The U.S. Census Bureau's statistics show Utah's median household income has dropped about $1,200 from 2010 to 2011. Median income for Utah households is down about $7,000 from it's high in 2008.
The national rate edged up about $700 dollars in the past year.
Nationally, poverty rates also held steady at about 15% while Utah's poverty rate continues to rise. It rose from 10% to 11% from 2010 to 2011. In 2008, Utah's poverty rate was 7.6%.
The Utah Food Bank serves all 29 Utah Counties, seeing similar, and sometimes more severe trends in different areas of the state.
We also see areas that are a surprise to other folks," said Ginette Bott of the Utah Food Bank, "Washington County for example. We have recently seen a high number of homeless children in Washington county going to public school."

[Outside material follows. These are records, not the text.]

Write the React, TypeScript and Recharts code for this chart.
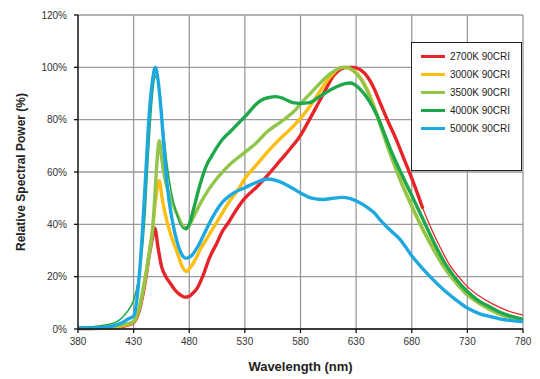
import { LineChart, Line, XAxis, YAxis, CartesianGrid, Legend } from "recharts";

// wavelength (nm), relative power (%)
const s2700: [number, number][] = [
  [380, 0.2], [400, 0.3], [410, 0.5], [420, 1], [425, 1.5], [430, 2.5], [435, 7],
  [440, 17], [444, 28], [447, 35], [449, 38.5], [452, 31], [455, 24], [459, 20],
  [463, 17.5], [467, 15], [472, 13], [476, 12.2], [480, 12.5], [484, 14], [487, 15.5],
  [492, 20], [498, 27], [505, 33], [510, 37.5], [515, 40.5], [520, 44], [530, 50],
  [540, 54], [550, 58.5], [562, 64.5], [570, 68.5], [580, 74], [588, 80], [595, 85.5],
  [602, 91], [610, 97], [617, 99.5], [623, 100], [628, 100], [634, 99], [640, 96.5],
  [646, 92], [652, 86], [659, 79], [666, 72.5], [673, 65], [681, 56.5], [690, 46],
  [699, 37], [707, 30], [714, 24.5], [722, 20], [730, 16.2], [740, 12.8], [753, 9.5],
  [766, 7], [780, 5.3],
];

const s3000: [number, number][] = [
  [380, 0.2], [400, 0.4], [410, 0.7], [420, 1.2], [425, 1.8], [430, 2.8], [435, 8],
  [440, 18.5], [444, 29], [447, 38], [450, 50], [453, 56.7], [456, 49], [460, 41],
  [465, 34], [469, 29.5], [473, 24.5], [477, 22], [481, 23.5], [486, 27], [490, 30.5],
  [495, 34], [500, 37.5], [505, 41], [510, 44.5], [515, 48], [520, 51], [525, 54],
  [530, 57.5], [540, 62.5], [550, 67.5], [560, 72], [570, 76], [580, 80.5], [590, 86],
  [600, 92.5], [608, 97], [614, 99.5], [619, 100], [624, 99.5], [630, 98], [640, 91.5],
  [650, 80.5], [660, 68.5], [670, 57], [680, 47], [690, 38], [700, 30.5], [710, 23.5],
  [720, 18], [730, 13.3], [740, 10], [750, 7.7], [760, 5.7], [770, 4.3], [780, 3.4],
];

const s3500: [number, number][] = [
  [380, 0.3], [390, 0.4], [400, 0.6], [410, 0.9], [420, 1.5], [425, 2], [430, 3],
  [435, 8], [440, 18.5], [444, 29], [447, 38], [449, 50], [451, 64], [453, 72],
  [455, 66], [457, 60], [460, 54], [465, 48], [470, 43], [474, 39.5], [477, 38.5],
  [480, 39.5], [483, 42], [490, 48], [497, 53], [505, 57.6], [516, 62.7], [530, 67.5],
  [540, 71], [550, 75.4], [560, 78.5], [568, 81], [575, 83.5], [582, 87], [590, 90.5],
  [600, 95], [610, 98.5], [618, 100], [622, 100], [628, 98.5], [635, 95], [642, 89],
  [650, 80], [658, 70], [665, 62], [672, 54.5], [680, 47], [690, 38], [700, 30],
  [710, 23], [720, 17.5], [730, 13], [740, 10], [750, 7.5], [760, 5.5], [770, 4.2],
  [780, 3.3],
];

const s4000: [number, number][] = [
  [380, 0.5], [390, 0.8], [400, 1.2], [410, 2], [415, 2.8], [420, 4.5], [425, 7],
  [430, 11], [434, 18], [437, 27], [440, 42], [443, 65], [446, 85], [449, 96],
  [451, 97], [454, 88], [457, 75], [460, 63], [464, 52], [468, 45], [472, 40],
  [476, 38], [480, 40], [484, 46], [487, 51], [491, 57], [496, 63], [500, 66],
  [505, 69.5], [510, 72.5], [517, 75.5], [525, 79], [532, 82], [538, 85], [545, 87.5],
  [552, 88.5], [558, 88.8], [565, 88], [573, 86.5], [580, 86.2], [588, 86.5],
  [596, 88.5], [604, 90.7], [612, 92.5], [620, 93.8], [625, 94], [630, 93], [635, 91],
  [642, 87], [649, 81.5], [656, 74], [663, 66.5], [670, 60], [680, 51], [690, 42],
  [700, 33], [710, 25], [720, 19], [730, 14.3], [740, 10.8], [750, 8.5], [760, 6.3],
  [770, 4.8], [780, 3.7],
];

const s5000: [number, number][] = [
  [380, 0.3], [400, 0.5], [410, 1], [420, 2.5], [425, 3.8], [430, 5], [435, 20],
  [438, 38], [441, 60], [444, 82], [447, 95], [449.5, 100], [452, 95], [455, 82],
  [458, 65], [461, 52], [465, 41], [470, 32], [474, 28], [477, 27], [482, 28],
  [487, 31], [493, 36], [500, 42], [508, 47.5], [520, 52], [530, 54], [540, 56],
  [551, 57.3], [560, 56.5], [570, 54.5], [580, 52], [590, 50], [600, 49.5], [610, 50],
  [617, 50.3], [625, 49.8], [632, 48.5], [640, 46.5], [646, 44.5], [653, 41],
  [660, 38], [670, 34], [680, 28], [690, 23], [700, 18.5], [710, 14.5], [720, 11],
  [730, 8], [740, 6], [750, 4.8], [760, 3.8], [770, 3.2], [780, 2.8],
];

const xTicks = [380, 430, 480, 530, 580, 630, 680, 730, 780];
const yTicks = [0, 20, 40, 60, 80, 100, 120];

const series = [
  { name: "2700K 90CRI", color: "#E62429", data: s2700, thinFrom: 692 },
  { name: "3000K 90CRI", color: "#FCBE12", data: s3000 },
  { name: "3500K 90CRI", color: "#92C64A", data: s3500 },
  { name: "4000K 90CRI", color: "#1FA84B", data: s4000, thinUntil: 476 },
  { name: "5000K 90CRI", color: "#1EA8E0", data: s5000 },
];

const FONT = "'Liberation Sans', Arial, sans-serif";
const THICK = 3.4;
const THIN = 1.3;

const toPts = (arr: [number, number][]) => arr.map(([nm, v]) => ({ nm, v }));

function LegendBox() {
  return (
    <div
      style={{
        width: 111,
        height: 129,
        boxSizing: "border-box",
        border: "1px solid #222",
        background: "#fff",
        paddingTop: 4,
        fontFamily: FONT,
      }}
    >
      {series.map((s) => (
        <div key={s.name} style={{ display: "flex", alignItems: "center", height: 18 }}>
          <div
            style={{
              width: 24,
              height: 3,
              background: s.color,
              marginLeft: 9,
              marginRight: 5,
            }}
          />
          <span style={{ fontSize: 10, color: "#222" }}>{s.name}</span>
        </div>
      ))}
    </div>
  );
}

export default function App() {
  const lines: JSX.Element[] = [];
  series.forEach((s) => {
    const pts = toPts(s.data);
    if (s.thinFrom) {
      // the tail of this curve is drawn with a thin stroke in the source
      lines.push(
        <Line key={s.name + "a"} data={pts.filter((p) => p.nm <= s.thinFrom!)} dataKey="v" type="monotone"
          stroke={s.color} strokeWidth={THICK} dot={false} isAnimationActive={false} />,
        <Line key={s.name + "b"} data={pts.filter((p) => p.nm >= 681)} dataKey="v" type="monotone"
          stroke={s.color} strokeWidth={THIN} dot={false} isAnimationActive={false} />
      );
    } else if (s.thinUntil) {
      lines.push(
        <Line key={s.name + "a"} data={pts.filter((p) => p.nm <= s.thinUntil!)} dataKey="v" type="monotone"
          stroke={s.color} strokeWidth={THIN + 0.3} dot={false} isAnimationActive={false} />,
        <Line key={s.name + "b"} data={pts.filter((p) => p.nm >= s.thinUntil!)} dataKey="v" type="monotone"
          stroke={s.color} strokeWidth={THICK} dot={false} isAnimationActive={false} />
      );
    } else {
      lines.push(
        <Line key={s.name} data={pts} dataKey="v" type="monotone"
          stroke={s.color} strokeWidth={THICK} dot={false} isAnimationActive={false} />
      );
    }
  });

  return (
    <div style={{ position: "absolute", left: 0, top: 0, background: "#fff" }}>
      <LineChart width={540} height={379} margin={{ top: 15, right: 17, bottom: 0, left: 0 }}>
        <CartesianGrid stroke="#9a9a9a" strokeWidth={1.3} />
        <XAxis
          dataKey="nm"
          type="number"
          domain={[380, 780]}
          ticks={xTicks}
          height={50}
          allowDuplicatedCategory={false}
          stroke="#111"
          strokeWidth={1.3}
          tickSize={4}
          tickMargin={5}
          tick={{ fill: "#333", fontSize: 10, fontFamily: FONT }}
          label={{
            value: "Wavelength (nm)",
            position: "insideBottom",
            offset: 8,
            style: { fill: "#222", fontSize: 13, fontWeight: "bold", fontFamily: FONT },
          }}
        />
        <YAxis
          type="number"
          domain={[0, 120]}
          ticks={yTicks}
          width={78}
          stroke="#111"
          strokeWidth={1.3}
          tickSize={4}
          tickMargin={7}
          tickFormatter={(v) => `${v}%`}
          tick={{ fill: "#333", fontSize: 10, fontFamily: FONT }}
          label={{
            value: "Relative Spectral Power (%)",
            angle: -90,
            position: "insideLeft",
            offset: 21,
            style: { textAnchor: "middle", fill: "#222", fontSize: 12, fontWeight: "bold", fontFamily: FONT },
          }}
        />
        <Legend
          layout="vertical"
          align="center"
          verticalAlign="middle"
          wrapperStyle={{ left: 411, top: 42, width: 111, height: 129 }}
          content={() => <LegendBox />}
        />
        {lines}
      </LineChart>
    </div>
  );
}
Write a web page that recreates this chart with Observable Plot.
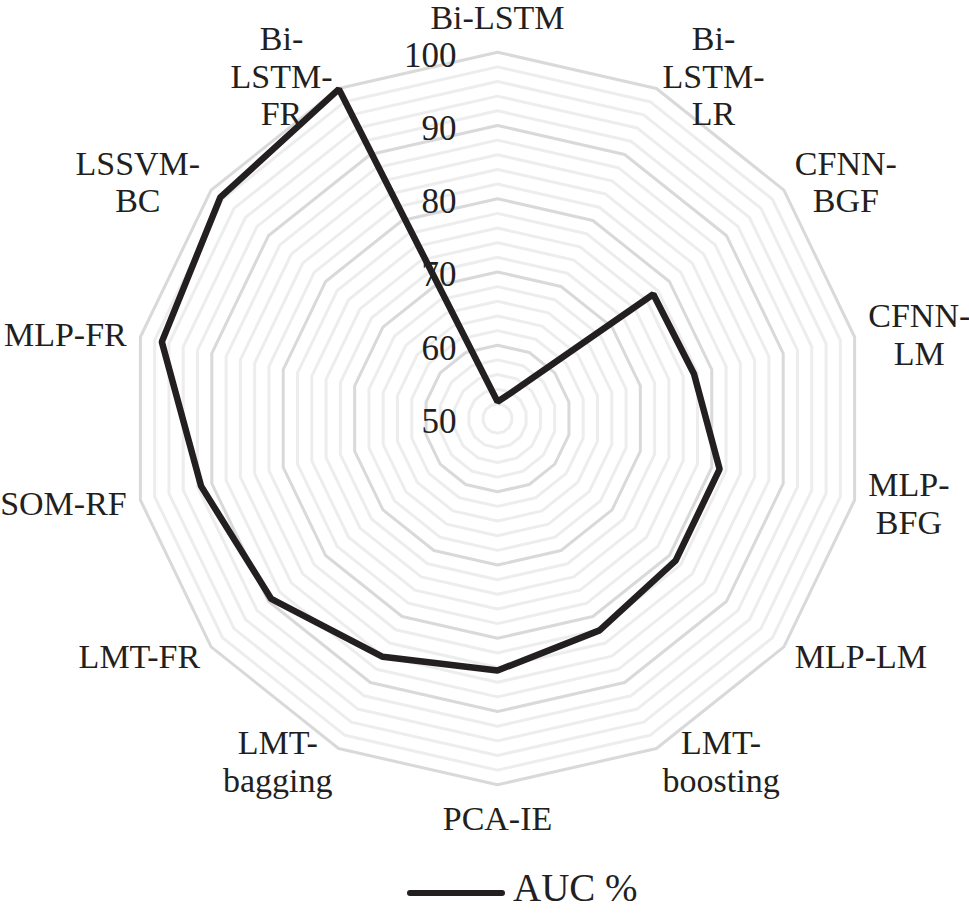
<!DOCTYPE html>
<html><head><meta charset="utf-8">
<script src="https://cdn.jsdelivr.net/npm/d3@7"></script>
<script src="https://cdn.jsdelivr.net/npm/@observablehq/plot@0.6"></script>
<style>
body{margin:0;background:#fff;}
#wrap{position:relative;width:969px;height:919px;font-family:"Liberation Serif","Times New Roman",serif;color:#231f20;}
#chart svg{display:block;}
#legend{position:absolute;left:0;top:860px;width:969px;height:59px;}
#legend .swatch{position:absolute;left:407px;top:30px;width:98px;height:6px;border-radius:3px;background:#231f20;}
#legend .lbl{position:absolute;left:513px;top:8px;font-size:39px;line-height:39px;white-space:nowrap;}
</style></head><body>
<div id="wrap"><div id="chart"></div>
<div id="legend"><div class="swatch"></div><div class="lbl">AUC %</div></div></div>
<script>
const categories = ["Bi-LSTM","Bi-LSTM-LR","CFNN-BGF","CFNN-LM","MLP-BFG","MLP-LM","LMT-boosting","PCA-IE","LMT-bagging","LMT-FR","SOM-RF","MLP-FR","LSSVM-BC","Bi-LSTM-FR"];
const labelText = ["Bi-LSTM","Bi-\nLSTM-\nLR","CFNN-\nBGF","CFNN-\nLM","MLP-\nBFG","MLP-LM","LMT-\nboosting","PCA-IE","LMT-\nbagging","LMT-FR","SOM-RF","MLP-FR","LSSVM-\nBC","Bi-\nLSTM-\nFR"];
const auc = [52.3, 53.7, 77.2, 77.5, 81.1, 81.1, 82.1, 84.4, 86.1, 89.5, 91.5, 97.0, 98.4, 99.9];
const gridLevels = d3.range(52, 101, 2);
const tickLabels = [50, 60, 70, 80, 90, 100];
const seriesName = "AUC %";

(function () {
const W = 969, H = 860, CX = 497, CY = 418, R = 366.3;
const rMin = 50, rMax = 100;
const s = R / (rMax - rMin);
const n = categories.length;
const ang = i => i * 2 * Math.PI / n;
const px = (v, i) => (v - rMin) * Math.sin(ang(i));
const py = (v, i) => (v - rMin) * Math.cos(ang(i));
const FS = 34;
const fam = "'Liberation Serif','Times New Roman',serif";
const ctx = document.createElement("canvas").getContext("2d");
ctx.font = `${FS}px ${fam}`;
const textW = t => Math.max(...t.split("\n").map(l => ctx.measureText(l).width));

const rings = gridLevels.flatMap(v => categories.map((c, i) => ({v, i, major: v % 10 === 0})));
const minorRings = rings.filter(d => !d.major);
const majorRings = rings.filter(d => d.major);
const pts = categories.map((c, i) => ({c, i, v: auc[i]}));
const labs = categories.map((c, i) => ({c, i, t: labelText[i], w: textW(labelText[i])}));
const gap = 14 / s;
const side = d => (d.i === 0 || d.i === n / 2) ? 0 : (d.i < n / 2 ? 1 : -1);
const lx = d => px(rMax + gap, d.i) + side(d) * d.w / 2 / s;
const ly = d => py(rMax + gap, d.i);
const sideLabs = labs.filter(d => side(d) !== 0);
const topLabs = labs.filter(d => d.i === 0);
const bottomLabs = labs.filter(d => d.i === n / 2);
const font = {fontFamily: fam, fontSize: FS, fill: "#231f20", lineHeight: 1.1};

const chart = Plot.plot({
  width: W, height: H, margin: 0,
  x: {domain: [-CX / s, (W - CX) / s], range: [0, W], axis: null},
  y: {domain: [-(H - CY) / s, CY / s], range: [H, 0], axis: null},
  style: {background: "#fff", overflow: "visible"},
  marks: [
    Plot.line(minorRings, {x: d => px(d.v, d.i), y: d => py(d.v, d.i), z: "v", curve: "linear-closed", stroke: "#ededed", strokeWidth: 3}),
    Plot.line(majorRings, {x: d => px(d.v, d.i), y: d => py(d.v, d.i), z: "v", curve: "linear-closed", stroke: "#d9d9d9", strokeWidth: 3}),
    Plot.text(tickLabels, {x: 0, y: d => d - rMin, text: d => String(d), textAnchor: "end", dx: -41, dy: 2, ...font, fontSize: 35}),
    Plot.line(pts, {x: d => px(d.v, d.i), y: d => py(d.v, d.i), curve: "linear-closed", stroke: "#231f20", strokeWidth: 6.5, strokeLinejoin: "miter"}),
    Plot.text(sideLabs, {x: lx, y: ly, text: "t", textAnchor: "middle", lineAnchor: "middle", ...font}),
    Plot.text(topLabs, {x: d => px(rMax, d.i), y: d => py(rMax, d.i), text: "t", textAnchor: "middle", lineAnchor: "bottom", dy: -23, ...font}),
    Plot.text(bottomLabs, {x: d => px(rMax, d.i), y: d => py(rMax, d.i), text: "t", textAnchor: "middle", lineAnchor: "top", dy: 19, ...font})
  ]
});
document.getElementById("chart").appendChild(chart);
document.querySelector("#legend .lbl").textContent = seriesName;
})();
</script>
</body></html>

The Food Bank has a low inventory, but they planned ahead, having experienced a similar spike in need last year. They report that summer months are more difficult because children eat breakfast and lunch at home instead of at school.
"The Road Home's unprecedented numbers are leading to a possible unprecedented action: "This year we're actually looking at opening the emergency shelter on October first, solely because of the increase in families we're seeing at this time," said Eggert.